Stock Markets May 26, 2026 08:15 AM

Yardeni: Global Stocks Could Outpace U.S. If Peace Deal Lowers Oil

Research house sticks with its 'Go Global' stance as valuation gaps and EM strength support a non-U.S. rally

By Priya Menon

Yardeni Research says global equities may eclipse U.S. stocks should a U.S.-Iran peace agreement take hold and oil prices slide. The firm reiterates its December 'Go Global' recommendation, citing stronger year-to-date returns in several emerging markets, a wide forward valuation gap favoring the rest of the world, and Europe as a leading recovery candidate.

Yardeni: Global Stocks Could Outpace U.S. If Peace Deal Lowers Oil

Key Points

  • Yardeni Research is maintaining its "Go Global" recommendation first made in December, contingent on a U.S.-Iran peace deal and falling oil prices.
  • Emerging markets have led recent gains, with South Korea and Taiwan up 87.2% and 52.4% year-to-date respectively, and the Emerging Markets ex-China ETF up 31.5% versus 9.3% for the S&P 500 ETF.
  • Valuation metrics favor international markets, with a forward P/E of 21.3 in the U.S. compared with 13.7 for the rest of the world; Europe, and Germany in particular, could benefit from lower energy costs.

Yardeni Research says equities outside the United States could begin to outperform U.S. stocks if two conditions are met: a U.S.-Iran peace settlement and continued declines in oil prices. The firm reiterated its "Go Global" investment approach that it originally recommended in December, arguing that market leadership may shift back toward the rest of the world under those circumstances.

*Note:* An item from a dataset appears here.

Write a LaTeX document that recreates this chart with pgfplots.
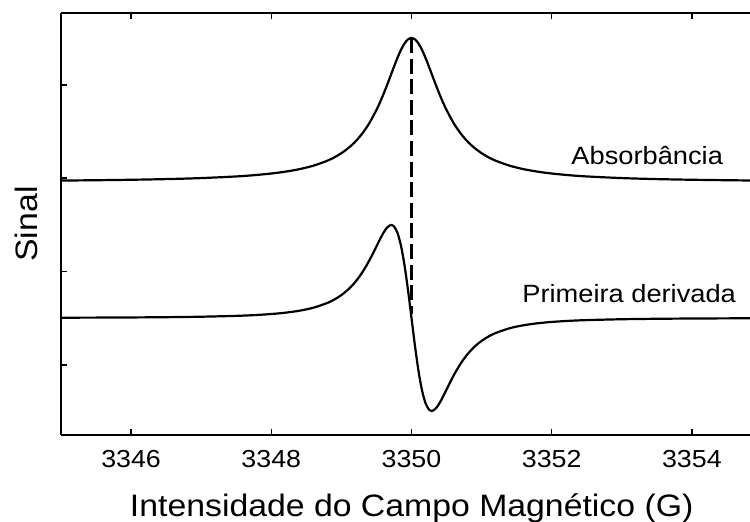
\documentclass[border=0pt]{standalone}
\usepackage{fontspec}
\setmainfont{Liberation Sans}[FakeStretch=1.09]
\usepackage{pgfplots}
\pgfplotsset{compat=1.18}
\begin{document}
\begin{tikzpicture}
\begin{axis}[
  scale only axis, width=344.5pt, height=211pt,
  xmin=3345, xmax=3354.829, ymin=0, ymax=422,
  axis x line=box, axis y line=left,
  axis line style={-, line width=1pt, black},
  tick align=inside,
  xtick={3346,3348,3350,3352,3354},
  ytick={70,163.5,257,350}, yticklabels={},
  major tick length=3pt,
  tick style={line width=0.7pt, black},
  /pgf/number format/assume math mode=true,
  /pgf/number format/set thousands separator={},
  xticklabel style={font=\fontsize{12.3}{14}\selectfont, yshift=-4.3pt},
  xlabel={Intensidade do Campo Magnético (G)},
  ylabel={Sinal},
  xlabel style={font=\fontsize{15.5}{18}\selectfont, at={(axis description cs:0.509,-0.1213)}, anchor=north},
  ylabel style={font=\fontsize{15.5}{18}\selectfont, at={(axis description cs:-0.0227,0.5)}, anchor=south},
  clip=false,
]
% Absorption (Lorentzian line)
\addplot[black, line width=1.1pt, smooth] coordinates {
(3345,254.43)(3345.5,254.76)(3346,255.22)(3346.5,255.88)(3347,256.89)(3347.5,258.54)(3347.75,259.78)(3348,261.47)(3348.2,263.32)(3348.4,265.81)(3348.6,269.29)(3348.8,274.30)(3348.9,277.66)(3349,281.8)(3349.1,286.96)(3349.2,293.45)(3349.3,301.65)(3349.4,312.02)(3349.5,325.0)(3349.55,332.56)(3349.6,340.80)(3349.65,349.64)(3349.7,358.88)(3349.75,368.2)(3349.8,377.14)(3349.85,385.11)(3349.9,391.46)(3349.95,395.57)(3350,397)
(3350.05,395.57)(3350.1,391.46)(3350.15,385.11)(3350.2,377.14)(3350.25,368.2)(3350.3,358.88)(3350.35,349.64)(3350.4,340.80)(3350.45,332.56)(3350.5,325.0)(3350.6,312.02)(3350.7,301.65)(3350.8,293.45)(3350.9,286.96)(3351,281.8)(3351.1,277.66)(3351.2,274.30)(3351.4,269.29)(3351.6,265.81)(3351.8,263.32)(3352,261.47)(3352.25,259.78)(3352.5,258.54)(3353,256.89)(3353.5,255.88)(3354,255.22)(3354.5,254.76)(3354.829,254.5)
};
% First derivative
\addplot[black, line width=1.1pt, smooth] coordinates {
(3345,117.28)(3345.5,117.38)(3346,117.54)(3346.5,117.80)(3347,118.26)(3347.5,119.12)(3347.75,119.85)(3348,120.96)(3348.2,122.29)(3348.4,124.25)(3348.6,127.26)(3348.8,132.04)(3348.9,135.47)(3349,139.90)(3349.1,145.67)(3349.2,153.14)(3349.3,162.75)(3349.4,174.71)(3349.5,188.58)(3349.55,195.65)(3349.6,202.16)(3349.65,207.27)(3349.7,209.87)(3349.71,209.98)(3349.75,208.62)(3349.8,202.11)(3349.85,189.29)(3349.9,169.94)(3349.95,145.07)(3350,117)
(3350.05,88.93)(3350.1,64.06)(3350.15,44.71)(3350.2,31.89)(3350.25,25.38)(3350.29,24.02)(3350.3,24.13)(3350.35,26.73)(3350.4,31.84)(3350.45,38.35)(3350.5,45.42)(3350.6,59.29)(3350.7,71.25)(3350.8,80.86)(3350.9,88.33)(3351,94.10)(3351.1,98.53)(3351.2,101.96)(3351.4,106.74)(3351.6,109.75)(3351.8,111.71)(3352,113.04)(3352.25,114.15)(3352.5,114.88)(3353,115.74)(3353.5,116.20)(3354,116.46)(3354.5,116.62)(3354.829,116.7)
};
% dashed marker line at the resonance field
\addplot[black, line width=1.1pt, dash pattern=on 7.5pt off 2.8pt] coordinates {(3350,397)(3350,121)};
\node[anchor=base east, font=\fontsize{12.5}{15}\selectfont] at (axis cs:3354.544,270) {Absorbância};
\node[anchor=base east, font=\fontsize{12.5}{15}\selectfont] at (axis cs:3354.729,132) {Primeira derivada};
\coordinate (sw) at (rel axis cs:0,0);
\coordinate (ne) at (rel axis cs:1,1);
\end{axis}
\pgfresetboundingbox
\useasboundingbox ([xshift=-30.5pt,yshift=-43.5pt]sw) rectangle ([yshift=6.5pt]ne);
\end{tikzpicture}
\end{document}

In its note, Yardeni pointed out that the All Country World ex-U.S. MSCI index has already outpaced the U.S. MSCI over the past year and into the early part of this year, marking the first time such outperformance has occurred since the 2000s. Yardeni said that while the United States reasserted market leadership following the outbreak of the most recent Middle East war - a dynamic it links to U.S. energy independence - the balance could change again "on expectations that the end of the war is in sight." The firm wrote that "the rest of the world might soon start outperforming the US again on expectations that the end of the war is in sight."

Yardeni highlighted performance within emerging markets as especially notable. South Korea and Taiwan have posted very strong year-to-date gains, up 87.2% and 52.4% respectively, gains the firm attributes in part to the AI-driven demand lift for semiconductor earnings. Yardeni also noted that the Emerging Markets ex-China ETF is up 31.5% year-to-date versus a 9.3% gain for the S&P 500 ETF.

Valuation differences form another pillar of Yardeni's case. The firm cited a forward price-to-earnings ratio of 21.3 for the U.S. compared with 13.7 for the rest of the world, a gap it views as supportive of international upside if macro conditions turn favorable outside the U.S.

Europe is singled out as a particularly attractive recovery trade in Yardeni's view. The firm said Germany could be "the most direct beneficiary of lower energy prices once the war is over," pointing to its position as the most energy-intensive economy in Europe. Yardeni concluded by reaffirming its Go Global recommendation, noting that falling oil prices "would clearly benefit the rest of the world more than the US."


Implications for markets and sectors

  • Emerging markets and semiconductor-linked equities are highlighted as recent outperformers, reflecting strong year-to-date returns.
  • Energy and European industrial sectors could be materially affected by changes in oil prices, with Germany singled out for potential benefit.
  • Valuation differentials between U.S. and non-U.S. equities underpin Yardenis global stance.

Risks

  • The expected outperformance for non-U.S. equities is conditional on a U.S.-Iran peace agreement; absence of such a deal could prevent the shift in market leadership - impacting global cyclicals and energy-sensitive sectors.
  • Falling oil prices are a required component of Yardeni's thesis; if oil does not decline, the rest of the world may not receive the relative boost Yardeni anticipates, which would affect European industrials and energy-importing economies.
  • Since the outbreak of the latest Middle East war the U.S. had strengthened its leadership position due to energy independence; persistence of that dynamic would reduce the likelihood of a rapid non-U.S. rebound.